Rıza Kuas, parti içi sorunları da her zaman rahatlıkla tartışabildiğimiz örnek sendika liderlerinden biriydi. Milletvekili seçilmiş olmasına rağmen partinin genel seçim yenilgisinden son derece rahatsızdı.
Seçimden sonra Ant'a geldiğinde, "Doğan, iki kişiyle biz Meclis'te pek bir şey yapamayacağız. Bu durumda ben de Meclis'ten çekilmeyi düşünüyorum. Ama başka bir şey de aklıma geliyor. Meclis'te kalacak olursam tüm toplantılara mavi işçi tulumuyla gideyim, sembolik de olsa sınıfın varlığını orada göstereyim" demişti.
Karşı çıkmıştım: "Rıza böyle bir şey belki bir kereliğine medyatik olur, ama sürekli kıyafet gösterisi yapmanın pek anlamı ve inandırıcılığı yok. Sen şimdiye kadar Meclis'e hangi kıyafetle gittiysen, yine öyle git... Önemli olan biçim değil öz, tek başına da kalsan kavganı komisyonlarda, kürsüde sürdür..."
Aybar gibi Kuas da mücadelesini 12 Mart darbesi sonrası koşullarında da hem sendikal hem de parlamenter planda başarıyla sürdürdü. Biz sürgünde olduğumuz için bir daha görüşmek mümkün olmadı.

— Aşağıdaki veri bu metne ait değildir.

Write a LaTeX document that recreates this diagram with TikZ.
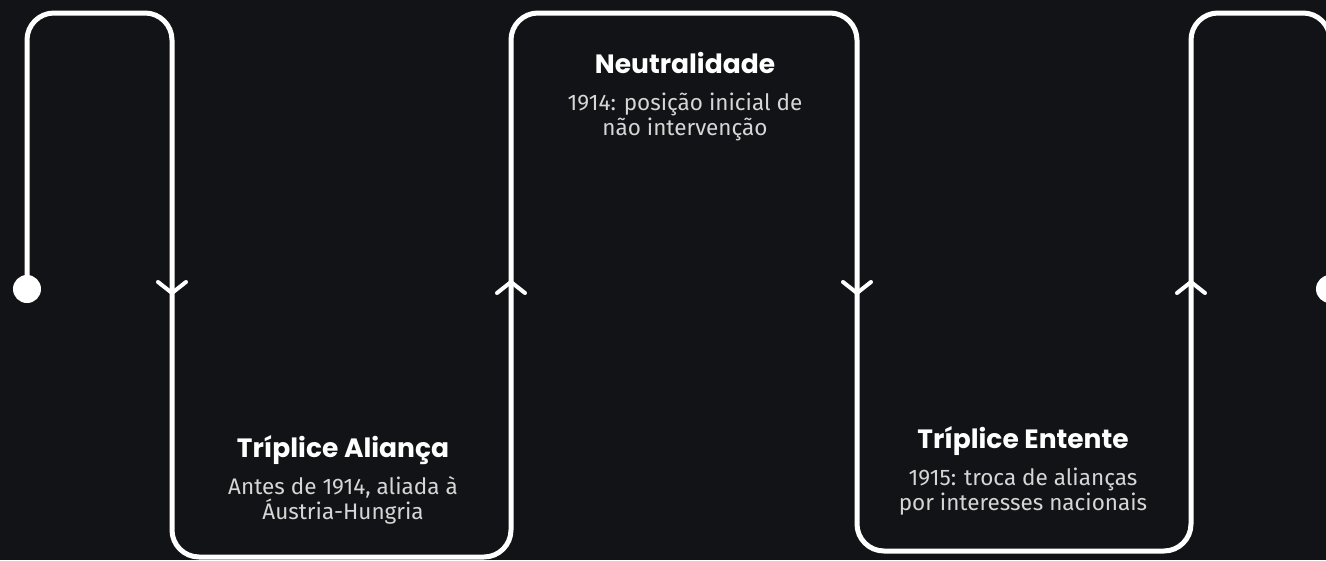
\documentclass[tikz,border=0pt]{standalone}
\usepackage{fontspec}
\setmainfont{Fira Sans}
\newfontfamily\titlefont{Poppins}
\usetikzlibrary{positioning}
\definecolor{bg}{HTML}{121316}
\definecolor{subgrey}{HTML}{D6D6D6}
\tikzset{
    track/.style = {draw = white, line width = 5pt, rounded corners = 27pt},
    chevron/.style = {draw = white, line width = 4pt, line cap = round, line join = round},
    title/.style = {anchor = base, text = white, font = \titlefont\bfseries\fontsize{26.5}{30}\selectfont},
    sub/.style = {anchor = base, text = subgrey, align = center, inner sep = 0pt, font = \fontsize{22.5}{25}\selectfont}
}
\begin{document}
\begin{tikzpicture}[x = 1pt, y = -1pt]
        \fill[bg] (0,0) rectangle (1326,560);
        \useasboundingbox (0,0) rectangle (1326,560);
        % corners of the track
        \coordinate (start) at (27,289);
        \coordinate (end) at (1330,289);
        \draw[track] (start) -- (27,13) -- (172,13) -- (172,557) -- (511,557) -- (511,13)
            -- (857,13) -- (857,551) -- (1191,551) -- (1191,13) -- (1330,13) -- (end);
        \fill[white] (start) circle[radius = 14];
        \fill[white] (end) circle[radius = 14];
        % direction marks
        \begin{scope}[style = chevron]
            \draw (158,282) -- (172,293) -- (186,282);
            \draw (497,293) -- (511,282) -- (525,293);
            \draw (843,282) -- (857,293) -- (871,282);
            \draw (1177,293) -- (1191,282) -- (1205,293);
        \end{scope}
        % stages (sub text sits on its last line)
        \node[title] (alianca) at (343,457) {Tríplice Aliança};
        \node[sub] (alianca-txt) at (343,519) {Antes de 1914, aliada à\\Áustria-Hungria};
        \node[title] (neutro) at (685,73) {Neutralidade};
        \node[sub] (neutro-txt) at (685,135) {1914: posição inicial de\\não intervenção};
        \node[title] (entente) at (1023,448) {Tríplice Entente};
        \node[sub] (entente-txt) at (1023,510) {1915: troca de alianças\\por interesses nacionais};
    \end{tikzpicture}
\end{document}
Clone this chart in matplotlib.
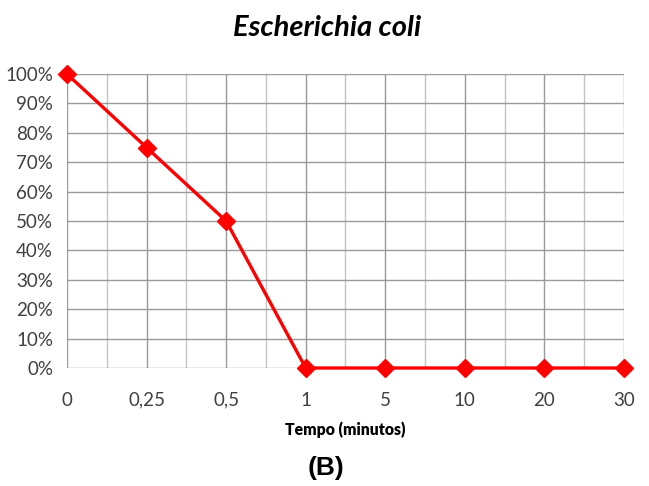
import matplotlib
matplotlib.use("Agg")
import matplotlib.pyplot as plt
from matplotlib.ticker import PercentFormatter, MultipleLocator

# data
tempo = ["0", "0,25", "0,5", "1", "5", "10", "20", "30"]
sobrevivencia = [1.00, 0.75, 0.50, 0.0, 0.0, 0.0, 0.0, 0.0]

narrow = ["Lato", "DejaVu Sans"]

fig = plt.figure(figsize=(6.49, 4.86), dpi=100)
ax = fig.add_axes([0.1032, 0.2428, 0.8582, 0.6049])

x = list(range(len(tempo)))
ax.plot(x, sobrevivencia, color="#ff0000", lw=2.4, marker="D", ms=9,
        mec="#ff0000", mfc="#ff0000", zorder=3, clip_on=False)

ax.set_xlim(0, len(tempo) - 1)
ax.set_ylim(0, 1)
ax.set_xticks(x)
ax.set_xticklabels(tempo)
ax.xaxis.set_minor_locator(MultipleLocator(0.5))
ax.yaxis.set_major_locator(MultipleLocator(0.1))
ax.yaxis.set_major_formatter(PercentFormatter(1.0, decimals=0))

ax.grid(True, which="major", color="#9a9a9a", lw=1)
ax.grid(True, which="minor", axis="x", color="#c4c4c4", lw=1)
for s in ax.spines.values():
    s.set_visible(False)
ax.tick_params(which="both", length=0)
ax.tick_params(axis="x", pad=17)
ax.tick_params(axis="y", pad=10)
for lab in ax.get_xticklabels() + ax.get_yticklabels():
    lab.set_family(narrow)
    lab.set_fontsize(13.5)
    lab.set_color("#404040")

fig.text(0.504, 0.943, "Escherichia coli", ha="center", va="center",
         family=narrow, fontsize=21, fontweight="bold", style="italic")
ax.set_xlabel("Tempo (minutos)", family=narrow, fontsize=11.3,
              fontweight="heavy", labelpad=9)
fig.text(0.503, 0.038, "(B)", ha="center", va="center",
         family="Liberation Sans", fontsize=19, fontweight="bold")

fig.savefig("out.png", dpi=100)
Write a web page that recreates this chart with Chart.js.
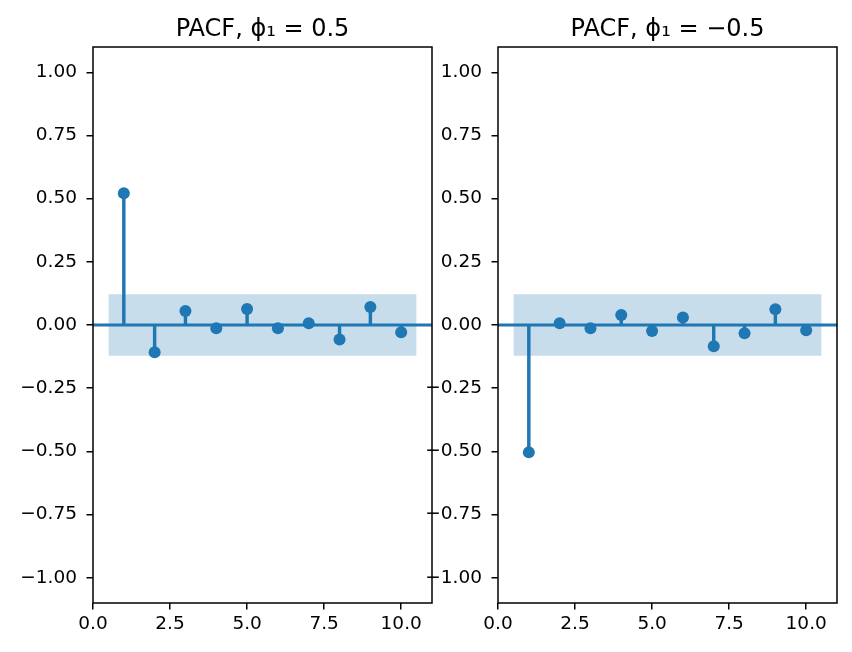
<!DOCTYPE html>
<html>
<head>
<meta charset="utf-8">
<script src="https://cdn.jsdelivr.net/npm/chart.js@4"></script>
<style>
    body { margin: 0; background: #fff; }
    #painel { position: relative; width: 852px; height: 652px; }
    canvas { position: absolute; top: 0; }
</style>
</head>
<body>
<div id="painel">
    <canvas id="pacfPos" width="440" height="652" style="left:0"></canvas>
    <canvas id="pacfNeg" width="442" height="652" style="left:410px"></canvas>
</div>
<script>
// Dados
const lags = [1, 2, 3, 4, 5, 6, 7, 8, 9, 10];
const pacfPos = [0.521, -0.108, 0.055, -0.013, 0.063, -0.013, 0.007, -0.057, 0.071, -0.029];
const pacfNeg = [-0.504, 0.007, -0.013, 0.040, -0.024, 0.030, -0.084, -0.033, 0.062, -0.021];
const confLimit = 0.122;
const confLags = [0.5, 10.5];
const xRange = [0, 11];
const yRange = [-1.1, 1.1];
const xTicks = [0, 2.5, 5, 7.5, 10];
const yTicks = [-1, -0.75, -0.5, -0.25, 0, 0.25, 0.5, 0.75, 1];
const titles = ['PACF, \u03D5\u2081 = 0.5', 'PACF, \u03D5\u2081 = \u22120.5'];

const BLUE = '#1f77b4';
const BAND = 'rgba(31, 119, 180, 0.25)';
const fonte = { family: 'DejaVu Sans', size: 18.5 };

function fmt(v, casas) {
    const s = Math.abs(v).toFixed(casas);
    return v < -1e-9 ? '\u2212' + s : s;
}

// Moldura completa dos eixos (as quatro bordas)
const moldura = {
    id: 'moldura',
    afterDraw(chart) {
        const { ctx, chartArea: a } = chart;
        ctx.save();
        ctx.strokeStyle = '#000';
        ctx.lineWidth = 1.5;
        ctx.strokeRect(a.left, a.top, a.right - a.left, a.bottom - a.top);
        ctx.restore();
    }
};

function desenharPacf(id, valores, titulo, larguraY, padDireita) {
    const ctx = document.getElementById(id).getContext('2d');
    const tickGrid = { drawOnChartArea: false, drawTicks: true, tickLength: 6.5, color: '#000', lineWidth: 1.5, offset: false };
    new Chart(ctx, {
        type: 'scatter',
        data: {
            datasets: [
                {
                    type: 'line',
                    data: confLags.map(x => ({ x: x, y: confLimit })),
                    fill: '+1',
                    backgroundColor: BAND,
                    borderWidth: 0,
                    pointRadius: 0,
                    order: 5
                },
                {
                    type: 'line',
                    data: confLags.map(x => ({ x: x, y: -confLimit })),
                    fill: false,
                    borderWidth: 0,
                    pointRadius: 0,
                    order: 5
                },
                {
                    type: 'line',
                    data: xRange.map(x => ({ x: x, y: 0 })),
                    borderColor: BLUE,
                    borderWidth: 2.8,
                    pointRadius: 0,
                    order: 3
                },
                {
                    type: 'bar',
                    data: lags.map((l, i) => ({ x: l, y: [0, valores[i]] })),
                    backgroundColor: BLUE,
                    barThickness: 2.8,
                    order: 2
                },
                {
                    type: 'scatter',
                    data: lags.map((l, i) => ({ x: l, y: valores[i] })),
                    backgroundColor: BLUE,
                    borderWidth: 0,
                    pointRadius: 6,
                    order: 1
                }
            ]
        },
        options: {
            responsive: false,
            animation: false,
            devicePixelRatio: 1,
            layout: { padding: { left: 0, right: padDireita, top: 0, bottom: 0 } },
            plugins: {
                legend: { display: false },
                tooltip: { enabled: false },
                title: {
                    display: true,
                    text: titulo,
                    fullSize: false,
                    color: '#000',
                    font: { family: 'DejaVu Sans', size: 24, weight: 'normal' },
                    padding: { top: 15, bottom: 3.2 }
                }
            },
            scales: {
                x: {
                    type: 'linear',
                    min: xRange[0],
                    max: xRange[1],
                    offset: false,
                    afterBuildTicks: s => { s.ticks = xTicks.map(v => ({ value: v })); },
                    afterFit: s => { s.height = 49; },
                    grid: tickGrid,
                    border: { display: false },
                    ticks: { color: '#000', font: fonte, padding: 4, maxRotation: 0, autoSkip: false, callback: v => fmt(v, 1) }
                },
                y: {
                    type: 'linear',
                    min: yRange[0],
                    max: yRange[1],
                    afterBuildTicks: s => { s.ticks = yTicks.map(v => ({ value: v })); },
                    afterFit: s => { s.width = larguraY; },
                    grid: tickGrid,
                    border: { display: false },
                    ticks: { color: '#000', font: fonte, padding: 9.5, autoSkip: false, callback: v => fmt(v, 2) }
                }
            }
        },
        plugins: [moldura]
    });
}

desenharPacf('pacfPos', pacfPos, titles[0], 93, 8);
desenharPacf('pacfNeg', pacfNeg, titles[1], 88, 15);
</script>
</body>
</html>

DİSK/Genel-İş'in bildirisinde Rıza Kuas'ın son yılları ve hayata veda edişi:
"Yıllarca verdiği sendikal ve siyasal mücadele ile işçi sınıfına büyük kazanımlar sağlayan Rıza Kuas'a, 1971 yılında uluslararası toplantıda bir konuşma yaparken rahatsızlanıca böbrek rahatsızlığı teşhisi kondu. Artık çalışabilecek durumda değildi. Ama lastik işçisi başkanından ayrılmak istemiyordu. 1977 Genel Kurulu'nda işçilerin ısrarıyla yeniden Lastik-İş Genel Başkanı seçildi.
Rıza Kuas, Lastik-İş'in Mart 1980'de yapılan 20. Genel Kurulu'nda işçilere 'Bu Genel Kurul'da Genel Başkanınız olarak sizlere veda ediyorum. Yaşamım, canım, varlığım hep sizinle onurlandı, sizin kararlarınızla işçi sınıfına hizmetle geçti. Canım sizlere feda olsun, lütfen beni bağışlayın. Sendikanızı daha yüceltin, ona yeni can ve kan katın, ama beni unutmayın, ilginiz yaşamımın tek ilacıdır...' sözleriyle vedalaştı. Rıza Kuas 29 Ekim 1981 günü yaşama veda etti."